Members of the East Falls Community Council approved a plan on Monday night that will bring increased parking to the neighborhood’s Ridge Avenue business corridor.
Presented by Gina Snyder, executive director of the East Falls Development Corporation, the proposal will bring approximately 10 parking spaces to the west side of Ridge Avenue, adjacent to the Inn Yard Park. In addition, a pedestrian crosswalk will be installed at the intersection of Ridge Avenue and Stanton Street.
To accommodate the parking spaces, the sidewalk along Inn Yard Park will be cut into by eight-feet. As part of the design – undertaken by the City’s Department of Parks and Recreation’s Capital Programs – 259-sq. feet of the park will be removed to ensure a uniform sidewalk width of eight-feet throughout.
At present, the park has a gradual taper along its eastern border, resulting in a sidewalk that expands from 13-ft. to 16-ft. heading northbound. Snyder explained that Dept. of Parks and Recreation insisted upon a uniform sidewalk diameter of eight-feet, and added that the Streets Department has approved all traffic safety and pedestrian crossing plans.
Funding for the project will be provided through the office of 4th District Councilman Curtis Jones, Jr., and is estimated to cost upwards of $100,000. Final design work and installation will be handled by Parks and Recreation, which will provide Snyder with a completion date when determined.
Conceptual plans for additional Ridge Avenue parking were included in the “East Falls Reconnects to the River” proposal, which was adopted by EFDC in 2003 and subsequently approved by the EFCC.

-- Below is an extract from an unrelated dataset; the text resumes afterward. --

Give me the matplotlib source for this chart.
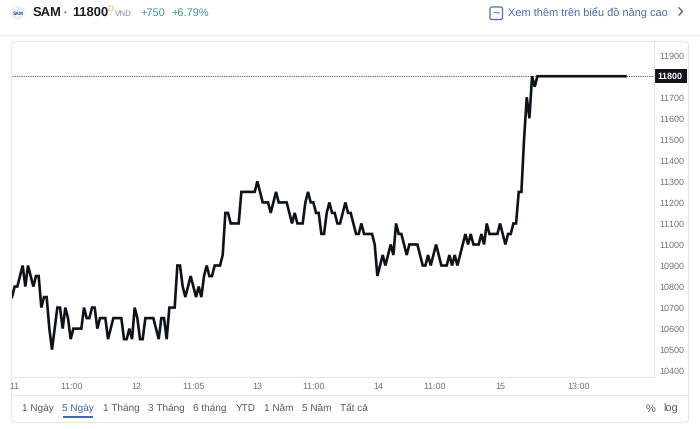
import matplotlib
matplotlib.use('Agg')
import matplotlib.pyplot as plt
from matplotlib.patches import FancyBboxPatch, Circle, Rectangle

plt.rcParams['font.family'] = ['Liberation Sans', 'DejaVu Sans']
plt.rcParams['text.hinting'] = 'none'
plt.rcParams['text.hinting_factor'] = 1

prices = [
    10750, 10800, 10800, 10850, 10900, 10800, 10900, 10850, 10800, 10850,
    10850, 10700, 10750, 10750, 10600, 10500, 10600, 10700, 10700, 10600,
    10700, 10650, 10550, 10600, 10600, 10600, 10600, 10700, 10650, 10650,
    10700, 10700, 10600, 10650, 10650, 10650, 10550, 10600, 10650, 10650,
    10650, 10650, 10550, 10550, 10600, 10550, 10700, 10650, 10550, 10550,
    10650, 10650, 10650, 10650, 10600, 10550, 10650, 10650, 10550, 10700,
    10700, 10700, 10900, 10900, 10800, 10750, 10800, 10850, 10800, 10750,
    10800, 10750, 10850, 10900, 10850, 10850, 10900, 10900, 10900, 10950,
    11150, 11150, 11100, 11100, 11100, 11100, 11250, 11250, 11250, 11250, 11250,
    11250, 11300, 11250, 11200, 11200, 11200, 11150, 11200, 11250, 11200,
    11200, 11200, 11200, 11150, 11100, 11150, 11100, 11100, 11100, 11200,
    11250, 11200, 11200, 11150, 11150, 11050, 11050, 11150, 11200, 11150,
    11150, 11100, 11100, 11150, 11200, 11150, 11150, 11100, 11050, 11050,
    11100, 11050, 11050, 11050, 11050, 11000, 10850, 10900, 10950, 10900,
    10950, 11000, 10950, 11100, 11050, 11050, 11000, 10950, 11000, 11000,
    11000, 11000, 10950, 10900, 10900, 10950, 10900, 10950, 11000, 10950,
    10900, 10900, 10900, 10950, 10900, 10950, 10900, 10950, 11000, 11050,
    11000, 11050, 11000, 11000, 11000, 11050, 11000, 11100, 11050, 11050,
    11050, 11050, 11100, 11050, 11000, 11050, 11050, 11100, 11100, 11250,
    11250, 11500, 11700, 11600, 11800, 11750, 11800, 11800, 11800, 11800,
    11800, 11800, 11800, 11800, 11800, 11800, 11800, 11800, 11800, 11800,
    11800, 11800, 11800, 11800, 11800, 11800, 11800, 11800, 11800, 11800,
    11800, 11800, 11800, 11800, 11800, 11800, 11800, 11800, 11800, 11800,
]
y_ticks = [10400, 10500, 10600, 10700, 10800, 10900, 11000, 11100, 11200,
           11300, 11400, 11500, 11600, 11700, 11900]
last_price = 11800
x_ticks = [1, 22.5, 46.5, 68, 92, 113, 137.5, 158.5, 183, 212.5]
x_labels = ['11', '11:00', '12', '11:05', '13', '11:00', '14', '11:00', '15', '13:00']
ranges = ['1 Ngày', '5 Ngày', '1 Tháng', '3 Tháng', '6 tháng', 'YTD', '1 Năm', '5 Năm', 'Tất cả']
range_x = [38, 78, 121.5, 166.5, 209.5, 245.5, 279, 317, 354]

W, H = 700, 429
fig = plt.figure(figsize=(W / 100, H / 100), dpi=100)

# overlay in pixel coordinates for the page furniture
page = fig.add_axes([0, 0, 1, 1])
page.set_xlim(0, W)
page.set_ylim(H, 0)
page.axis('off')

page.plot([0, W], [35, 35], color='#eeeff1', lw=1)
page.add_patch(FancyBboxPatch((11.5, 41.5), 677, 381, boxstyle='round,pad=0,rounding_size=4',
                              fc='white', ec='#e6e7ea', lw=0.8))
page.plot([11.5, 688], [395, 395], color='#e6e7ea', lw=0.8)
page.add_patch(Rectangle((653.5, 69), 33.5, 13.5, fc='#12141c', ec='none'))

# header
page.add_patch(Circle((18, 13), 7, fc='#eef1f8', ec='none'))
page.text(18, 13.5, 'SAM', fontsize=3.5, color='#2f4f9a', weight='bold', ha='center', va='center')
page.text(33, 13, 'SAM', fontsize=9.5, weight='bold', color='#1c1e26', va='center')
page.text(65, 13, '•', fontsize=6, color='#777777', ha='center', va='center')
page.text(72, 13, '11800', fontsize=9.5, weight='bold', color='#1c1e26', va='center')
page.text(107, 8.5, 'D', fontsize=5.5, color='#e8b33c', va='center')
page.text(115, 14, 'VND', fontsize=5.5, color='#8a8d96', va='center')
page.text(140, 13, '+750', fontsize=8, color='#3f9a8c', va='center')
page.text(171, 13, '+6.79%', fontsize=8, color='#3f9a8c', va='center')

# link to the advanced chart
page.add_patch(FancyBboxPatch((490, 7), 12.5, 12.5, boxstyle='round,pad=0,rounding_size=2',
                              fc='white', ec='#4a6bb0', lw=0.9))
page.text(496.2, 13, '~', fontsize=9, color='#4a6bb0', ha='center', va='center')
page.text(508, 13, 'Xem thêm trên biểu đồ nâng cao', fontsize=8.1, color='#4a6bb0', va='center')
page.text(676, 12.5, '›', fontsize=15, color='#4a6bb0', va='center')

# range selector
for label, x in zip(ranges, range_x):
    color = '#3f63ad' if label == '5 Ngày' else '#555a66'
    page.text(x, 408.5, label, fontsize=7.5, color=color, ha='center', va='center')
page.plot([63.5, 92], [417, 417], color='#3f63ad', lw=1.4)
page.text(651, 409, '%', fontsize=8, color='#555a66', ha='center', va='center')
page.text(671, 409, 'log', fontsize=8, color='#555a66', ha='center', va='center')

# price panel
left, right, top, bottom = 12, 653.5, 41.5, 377
ax = fig.add_axes([left / W, 1 - bottom / H, (right - left) / W, (bottom - top) / H])
ax.patch.set_alpha(0)
ax.plot(range(len(prices)), prices, color='#10121a', lw=1.9, solid_joinstyle='miter', zorder=3)
ax.axhline(last_price, color='#444444', lw=0.6, ls=(0, (1.5, 1.2)), zorder=2)

ax.set_xlim(0, (right - left) / 2.667)
ax.set_ylim(10370, 11965)
ax.yaxis.tick_right()
ax.set_yticks(y_ticks)
ax.set_xticks(x_ticks)
ax.set_xticklabels(x_labels)
ax.tick_params(axis='both', length=0, labelsize=6.4, labelcolor='#6f727a')
ax.tick_params(axis='y', pad=4.5)
ax.tick_params(axis='x', pad=4)
for name in ['top', 'left']:
    ax.spines[name].set_visible(False)
for name in ['right', 'bottom']:
    ax.spines[name].set_color('#e6e7ea')
    ax.spines[name].set_linewidth(0.8)

ax.annotate(str(last_price), xy=(1, last_price), xycoords=('axes fraction', 'data'),
            xytext=(16.5, 0), textcoords='offset pixels', ha='center', va='center',
            fontsize=6.4, weight='bold', color='white')

fig.savefig('out.png', dpi=100)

While the additional parking was presented as a means of alleviating neighborhood and business district parking woes – along with drawing additional customers into the district, thus combating high vacancy rates along the Ridge Avenue corridor – some community members voiced pointed opposition to the plan.
A letter distributed at the meeting by the Friends of Inn Yard Park outlined the criticisms, which were directed at perceptions of lost visibility for the park, the promotion of “driveability” over “walkability,” and the loss of green space and trees. In addition, the group questioned the evidence that supported EFDC’s plans, suggesting an absence of dedicated studies.
Community resident George Grigonis presented FIYP’s concerns. He said that the plan for parking was not a new idea that would “magically invigorate” East Falls’ business district.
“The challenges to having a vibrant commercial landscape are not about providing a convenience for cars,” said Grigonis, “it’s about serving the community, which is only steps away.”
Support from the business corridor
Some residents were upset over the loss of trees along the Ridge Avenue sidewalk.
While Snyder was not offered a direct rebuttal, she mentioned in her earlier presentation that the trees were originally planted on a temporary basis to help combat illegal parking along the sidewalk. She signaled a commitment to replant or replace any lost trees.
Jim Williamson, co-owner of Slices’ Pizza on Ridge Avenue, supported the proposal, saying he couldn’t stress enough the importance of parking along the corridor, particularly as a means of addressing the large amount of vacancies in the area.
“As important as parking is for long-standing business, it’s that much more important for a new businesses,” he said.
Williamson’s eight-year-old business was specifically mentioned in Snyder’s initial presentation – Slices endured a 30-percent drop in business subsequent to the removal of parking. To encourage support for the proposal, Williamson collected over 300 signatures of support from residents, business owners, and visitors.
“We’ve been waiting eight years,” he said, “and we really need it.”